A contemplative practice from the tradition: each night, mentally offer back the day, the people in it, and your own breath, as things you were given rather than things you own. The mantra "Om Namah Shivaya," honoring the deity of dissolution and renewal, can sit quietly under this, a reminder that endings and beginnings are the same door. A grounding action to pair with it: keep one small object passed down across generations in your family, and let it remind you that things move through us, not to us.
When grief is fresh
Be gentle with the timing. If you are inside a real loss right now, do not rush to philosophy. Grief has its own season and should not be hurried by ideas about letting go. Feel it fully first. If the heaviness becomes too much to carry alone, reach out to people who can hold it with you. Acceptance comes later, and cannot be forced.

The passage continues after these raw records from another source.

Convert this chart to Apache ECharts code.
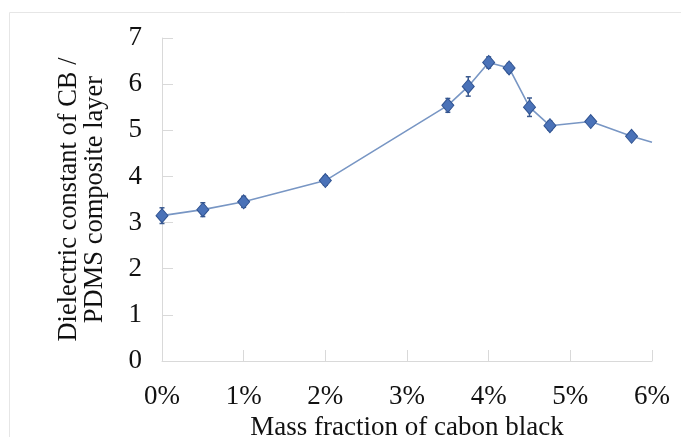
<!DOCTYPE html>
<html lang="en">
<head>
    <meta charset="UTF-8">
    <title>Dielectric constant vs CB fraction</title>
    <style>
        html, body { margin: 0; padding: 0; background: #fff; }
    </style>
</head>
<body>
    <div id="main" style="width: 681px;height:437px;"></div>
    <script src="https://cdn.jsdelivr.net/npm/echarts@6/dist/echarts.min.js"></script>
    <script>

// mass fraction (%) and dielectric constant
var massFraction = [0, 0.5, 1, 2, 3.5, 3.75, 4, 4.25, 4.5, 4.75, 5.25, 5.75, 6];
var dielectric   = [3.15, 3.28, 3.45, 3.91, 5.54, 5.95, 6.47, 6.35, 5.50, 5.10, 5.19, 4.87, 4.74];
var errorBar     = [0.17, 0.15, 0.12, 0.10, 0.15, 0.21, 0.12, 0.10, 0.20, 0.10, 0.06, 0.06, 0];
var xTicks = [0, 1, 2, 3, 4, 5, 6];

var serif = '"Liberation Serif", "Times New Roman", serif';

// line points; the last one (6%) is only the end of the line, no marker
var lineData = massFraction.map(function (x, i) {
    var item = { value: [x, dielectric[i]] };
    if (errorBar[i] === 0) item.symbol = 'none';
    return item;
});
var errData = [];
massFraction.forEach(function (x, i) {
    if (errorBar[i] > 0) errData.push([x, dielectric[i] - errorBar[i], dielectric[i] + errorBar[i]]);
});

var option = {
    backgroundColor: '#fff',
    animation: false,
    grid: { left: 162, right: 29, top: 38, bottom: 76, outerBoundsMode: 'none' },
    graphic: [{
        type: 'rect',
        shape: { x: 9.5, y: 12.5, width: 700, height: 460 },
        style: { fill: 'none', stroke: '#e6e6e6', lineWidth: 1 },
        silent: true
    }],
    xAxis: {
        type: 'value',
        min: xTicks[0],
        max: xTicks[xTicks.length - 1],
        interval: 1,
        name: 'Mass fraction of cabon black',
        nameLocation: 'middle',
        nameGap: 50,
        nameTextStyle: { fontFamily: serif, fontSize: 27, color: '#111' },
        axisLine: { lineStyle: { color: '#d9d9d9', width: 1 } },
        axisTick: { inside: true, length: 11, lineStyle: { color: '#d9d9d9' } },
        axisLabel: {
            margin: 22,
            fontFamily: serif, fontSize: 27, color: '#111',
            formatter: '{value}%'
        },
        splitLine: { show: false }
    },
    yAxis: {
        type: 'value',
        min: 0,
        max: 7,
        interval: 1,
        name: 'Dielectric constant of CB /\nPDMS composite layer',
        nameLocation: 'middle',
        nameRotate: 90,
        nameGap: 54,
        nameTextStyle: { fontFamily: serif, fontSize: 26.5, lineHeight: 26, color: '#111', align: 'center' },
        axisLine: { show: true, lineStyle: { color: '#d9d9d9', width: 1 } },
        axisTick: { show: true, inside: true, length: 11, lineStyle: { color: '#d9d9d9' } },
        axisLabel: { margin: 20, fontFamily: serif, fontSize: 27, color: '#111' },
        splitLine: { show: false }
    },
    series: [
        {
            name: 'error',
            type: 'custom',
            data: errData,
            z: 3,
            renderItem: function (params, api) {
                var lo = api.coord([api.value(0), api.value(1)]);
                var hi = api.coord([api.value(0), api.value(2)]);
                var w = 2.5;
                var st = { stroke: '#3b5a8f', lineWidth: 1.5 };
                return {
                    type: 'group',
                    children: [
                        { type: 'line', shape: { x1: lo[0], y1: lo[1], x2: hi[0], y2: hi[1] }, style: st },
                        { type: 'line', shape: { x1: lo[0] - w, y1: lo[1], x2: lo[0] + w, y2: lo[1] }, style: st },
                        { type: 'line', shape: { x1: hi[0] - w, y1: hi[1], x2: hi[0] + w, y2: hi[1] }, style: st }
                    ]
                };
            }
        },
        {
            name: 'dielectric',
            type: 'line',
            data: lineData,
            z: 4,
            symbol: 'diamond',
            symbolSize: [12, 14],
            lineStyle: { color: '#7896c4', width: 1.6 },
            itemStyle: { color: '#4a72b8', borderColor: '#2f5290', borderWidth: 1 }
        }
    ]
};

var myChart = echarts.init(document.getElementById('main'));
myChart.setOption(option);

    </script>
</body>
</html>
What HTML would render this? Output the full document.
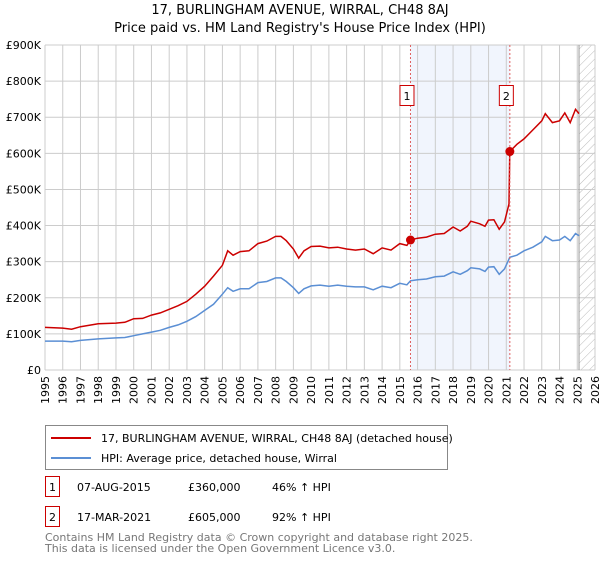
<!DOCTYPE html>
<html><head><meta charset="utf-8"><style>
body{margin:0;background:#fff;}
svg text{font-family:"DejaVu Sans","Liberation Sans",sans-serif;}
</style></head><body>
<svg id="chart" width="600" height="560" viewBox="0 0 600 560" xmlns="http://www.w3.org/2000/svg">
<defs><pattern id="hatch" width="6" height="6" patternUnits="userSpaceOnUse" patternTransform="rotate(45)"><line x1="0" y1="0" x2="0" y2="6" stroke="#bbb" stroke-width="1"/></pattern></defs>
<text x="300" y="14" text-anchor="middle" font-size="13">17, BURLINGHAM AVENUE, WIRRAL, CH48 8AJ</text>
<text x="300" y="32" text-anchor="middle" font-size="13">Price paid vs. HM Land Registry's House Price Index (HPI)</text>
<g id="plot"></g>
<g>
<rect x="45.5" y="425.5" width="402" height="44" fill="#fff" stroke="#888"/>
<line x1="51" y1="438" x2="91" y2="438" stroke="#cc0000" stroke-width="2"/>
<text x="101" y="442" font-size="11">17, BURLINGHAM AVENUE, WIRRAL, CH48 8AJ (detached house)</text>
<line x1="51" y1="458" x2="91" y2="458" stroke="#5b8fd4" stroke-width="2"/>
<text x="101" y="462" font-size="11">HPI: Average price, detached house, Wirral</text>
</g>
<g font-size="11">
<rect x="45.5" y="476.5" width="14" height="20" fill="#fff" stroke="#cc0000"/>
<text x="52.5" y="491" text-anchor="middle">1</text>
<text x="77" y="491">07-AUG-2015</text><text x="188" y="491">£360,000</text><text x="272" y="491">46% ↑ HPI</text>
<rect x="45.5" y="506.5" width="14" height="20" fill="#fff" stroke="#cc0000"/>
<text x="52.5" y="521" text-anchor="middle">2</text>
<text x="77" y="521">17-MAR-2021</text><text x="188" y="521">£605,000</text><text x="272" y="521">92% ↑ HPI</text>
</g>
<text x="45" y="541" font-size="11" fill="#777">Contains HM Land Registry data © Crown copyright and database right 2025.</text>
<text x="45" y="552" font-size="11" fill="#777">This data is licensed under the Open Government Licence v3.0.</text>
</svg>
<script>
const hpiYears=[1995,1996,1996.5,1997,1998,1999,1999.5,2000,2000.5,2001,2001.5,2002,2002.5,2003,2003.5,2004,2004.5,2005,2005.3,2005.6,2006,2006.5,2007,2007.5,2008,2008.3,2008.6,2009,2009.3,2009.6,2010,2010.5,2011,2011.5,2012,2012.5,2013,2013.5,2014,2014.5,2015,2015.4,2015.6,2016,2016.5,2017,2017.5,2018,2018.4,2018.8,2019,2019.5,2019.8,2020,2020.3,2020.6,2020.9,2021.2,2021.6,2022,2022.5,2023,2023.2,2023.6,2024,2024.3,2024.6,2024.9,2025.1];
const hpiValues=[80,80,78,82,86,89,90,95,100,105,110,118,125,135,148,165,182,210,228,218,225,225,242,245,255,255,245,228,212,225,233,235,232,235,232,230,230,222,232,228,240,236,247,250,252,258,260,272,265,275,283,280,273,285,286,265,280,312,318,330,340,355,370,358,360,370,358,378,372];
const redYears=[1995,1996,1996.5,1997,1998,1999,1999.5,2000,2000.5,2001,2001.5,2002,2002.5,2003,2003.5,2004,2004.5,2005,2005.3,2005.6,2006,2006.5,2007,2007.5,2008,2008.3,2008.6,2009,2009.3,2009.6,2010,2010.5,2011,2011.5,2012,2012.5,2013,2013.5,2014,2014.5,2015,2015.4,2015.6,2016,2016.5,2017,2017.5,2018,2018.4,2018.8,2019,2019.5,2019.8,2020,2020.3,2020.6,2020.9,2021.15,2021.2,2021.6,2022,2022.5,2023,2023.2,2023.6,2024,2024.3,2024.6,2024.9,2025.1];
const redValues=[118,116,113,120,128,130,132,142,143,152,158,168,178,190,210,232,260,290,330,318,328,330,350,357,370,370,358,335,310,330,342,343,338,340,335,332,335,322,338,332,350,345,360,365,368,376,378,396,385,398,412,405,398,415,416,390,410,460,605,625,640,665,690,710,685,690,712,685,722,710];
const saleYears=[2015.6,2021.2];
const saleValues=[360,605];
const saleLabels=["1","2"];
const yTicks=[0,100,200,300,400,500,600,700,800,900];
const yTickLabels=["£0","£100K","£200K","£300K","£400K","£500K","£600K","£700K","£800K","£900K"];
const xTicks=[1995,1996,1997,1998,1999,2000,2001,2002,2003,2004,2005,2006,2007,2008,2009,2010,2011,2012,2013,2014,2015,2016,2017,2018,2019,2020,2021,2022,2023,2024,2025,2026];
const dataEnd=2025.1;

const X0=45,X1=595,Y0=370,Y1=45;
const sx=y=>X0+(y-1995)/(2026-1995)*(X1-X0);
const sy=v=>Y0-v/900*(Y0-Y1);
const NS="http://www.w3.org/2000/svg";
const g=document.getElementById('plot');
function mk(t,a,p){const e=document.createElementNS(NS,t);for(const k in a)e.setAttribute(k,a[k]);(p||g).appendChild(e);return e;}

let e=mk('rect',{x:sx(saleYears[0]),y:Y1,width:sx(saleYears[1])-sx(saleYears[0]),height:Y0-Y1,fill:'#eef3fc',opacity:0.8});


e=mk('rect',{x:sx(dataEnd),y:Y1,width:X1-sx(dataEnd),height:Y0-Y1,fill:'url(#hatch)'});



yTicks.forEach((v,i)=>{
  e=mk('line',{x1:X0,x2:X1,y1:sy(v),y2:sy(v),stroke:'#ccc','stroke-width':1});
  
  
  e=mk('text',{x:X0-4,y:sy(v)+4,'text-anchor':'end','font-size':11});
  e.textContent=yTickLabels[i];
  
  
});
xTicks.forEach(y=>{
  e=mk('line',{x1:sx(y),x2:sx(y),y1:Y1,y2:Y0,stroke:'#ccc','stroke-width':1});
  
  
  e=mk('text',{x:0,y:0,'text-anchor':'end','font-size':11,transform:`translate(${sx(y)+4},${Y0+6}) rotate(-90)`});
  e.textContent=y;
  
  
});
e=mk('line',{x1:sx(dataEnd),x2:sx(dataEnd),y1:Y1,y2:Y0,stroke:'#999','stroke-width':1});



function path(xs,vs){return xs.map((x,i)=>(i?'L':'M')+sx(x).toFixed(1)+','+sy(vs[i]).toFixed(1)).join('');}
e=mk('path',{d:path(hpiYears,hpiValues),fill:'none',stroke:'#5b8fd4','stroke-width':1.5});


e=mk('path',{d:path(redYears,redValues),fill:'none',stroke:'#cc0000','stroke-width':1.5});



saleYears.forEach((y,i)=>{
  e=mk('line',{x1:sx(y),x2:sx(y),y1:Y1,y2:Y0,stroke:'#e06060','stroke-width':1,'stroke-dasharray':'2,2'});
  
  
  e=mk('circle',{cx:sx(y),cy:sy(saleValues[i]),r:4.5,fill:'#cc0000'});
  
  
  e=mk('rect',{x:sx(y)-10.5,y:85.5,width:14,height:20,fill:'#fff',stroke:'#cc0000'});
  
  
  e=mk('text',{x:sx(y)-3.5,y:100,'text-anchor':'middle','font-size':11});
  e.textContent=saleLabels[i];
  
  
});
</script>
</body></html>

A chart-specific reading on AstroMedha can show how your own Saturn, Ketu and 8th house shape the way change moves through your life.
Common questions
- Which planets relate to impermanence in Vedic astrology?
- Saturn rules time, aging, and endings; Ketu teaches non-attachment and release; and the 8th house governs transformation and rebirth. Together they describe how change moves through a life and where you already carry the capacity to let go.
- What does Ketu teach about letting go?
- Ketu, the south node, represents what your soul has already mastered and no longer needs to grip. In its higher expression it carries detachment and surrender, a warmer way of loving things fully while they last without clutching.
- Why does change feel so intense at certain times?
- Strong activity through your 8th house, by dasha or transit, often coincides with seasons of deep transformation where life dismantles and rebuilds you. Reading the planets tied to your 8th house shows your personal rhythm of change.
- Is making peace with impermanence the same as detaching from everything?
- No. The aim is to hold fully and loosely at once, loving completely while keeping your hands open. Detaching from everything is just another way of refusing to live.